Beck
Morning Phase
Caroline/Universal (VÖ: 28.2.)
Mehr Klangidee als komplettes Songwriteralbum: Unser großer Popfreund aus den 90er-Jahren findet im Orchester-Sound Balsam für seine Seele.
Es war ja etwas unübersichtlich geworden bei Beck. Gerüchten über gleich zwei neue Alben folgten die Tagesmenüs aus seinem Record Club und Übernacht-Veröffentlichungen von Songs auf 12-Inches. Einer davon trug den Namen „Gimme“ und legte Zeugnis von einer neu gefundenen Souveränität auf hohem Niveau ab, ein enigmatisches Stück Singer/Songwritermusik, das in zweieinhalb Minuten den funky Psychedelic Pop der ODELAY-Ära auf einer Xylofon-Wolke in die heiligen Hallen des Afro-Beat schickte. Beck at his best.
Jetzt endlich ist MORNING PHASE da, sechs Jahre nach MODERN GUILT und zwölf Monate nach dem SONG-READER-Projekt, einer gegen den Strich der Zeit gebürsteten Partituren-Sammlung mit Anmoderation, besser: einem Fürsorge-Programm für die Rettung der Hausmusik. MORNING PHASE verweist nun zu gleichen Teilen auf die Phase nach dem 2002er-Album SEA CHANGES (mit den Aufnahmen von „Blackbird Chain“, „Country Down“ und „Waking Light“ begann Beck bereits 2005) und eine Spurensuche im California-Sound der späten 60er-Jahre, die Beck in Interviews ankündigte.

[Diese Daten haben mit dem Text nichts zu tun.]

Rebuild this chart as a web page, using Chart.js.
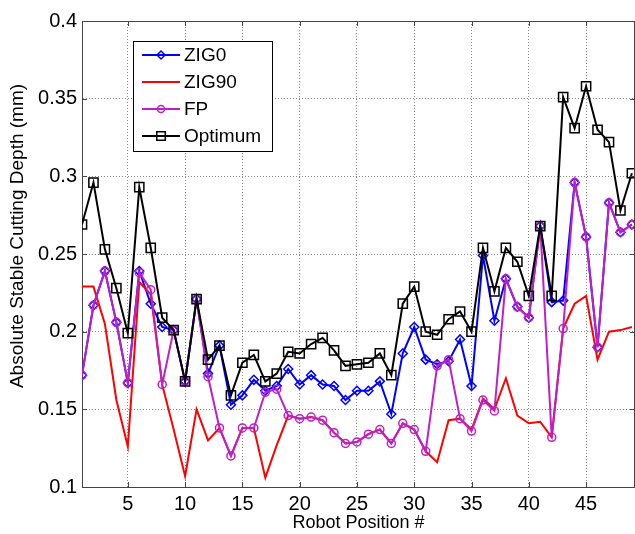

„Eine größere Idee davon, was diesen Klang ausmacht“, will er bei den Byrds, Crosby, Stills & Nash, Gram Parsons und Neil Young gefunden haben. Die Ansage verspricht viel, aus den im Kopf des Künstlers herumfliegenden Klangideen wird aber kein komplettes Songwriteralbum, eher eine Sammlung von Stimmungsbildern mit Tendenz zum Verschlafen-Cinemascopischen. Die 39 Sekunden von „Cycle“ zu Beginn geben den Ton vor: ein hochelegantes Streicherintro, dem dann doch kein hocheleganter Scott-Walker-Song folgt. „Morning“, die streichzarte Ballade aus den Echoräumen der Nostalgie, schwebt noch im soften Klingklang, mit „Heart Is The Drum“, flankiert von Akustik- und Steel-Gitarren, wirft die Musik den Morgentau ab.
„Say Goodbye“ und „Blue Moon“ sind als Beck-Songs identifizierbar, der Sänger findet in den Melodien Balsam für den Tag, nach einer Nacht, die noch voller Worte war, die um ein „Goodbye“ zirkulierten. „Blackbird Chain“ besitzt dieses Glückströpfchen von einem Pophit, mit dem beruhigenden Sixties-Twang, dem Beck einen besonders ausgeruhten Bariton draufpackt. Sehr gediegen, sehr stilsicher. Schulnote „gut“: Gemessen an den Möglichkeiten des Songautoren aber nicht gut genug.
Und wenn Beck zitieren und kultivieren und immer wieder erinnern will, dann erinnert er eben auch an das, was nicht mehr ist: die von Abenteuerlust befeuerten Stunden, in denen sein HipHop-Blues im Homerecording-Outfit den Pop zu erneuern wusste. Diese Seite könnte dann im zweiten neuen Album aufscheinen, das erst einmal für später in diesem Jahr angekündigt ist … erst einmal.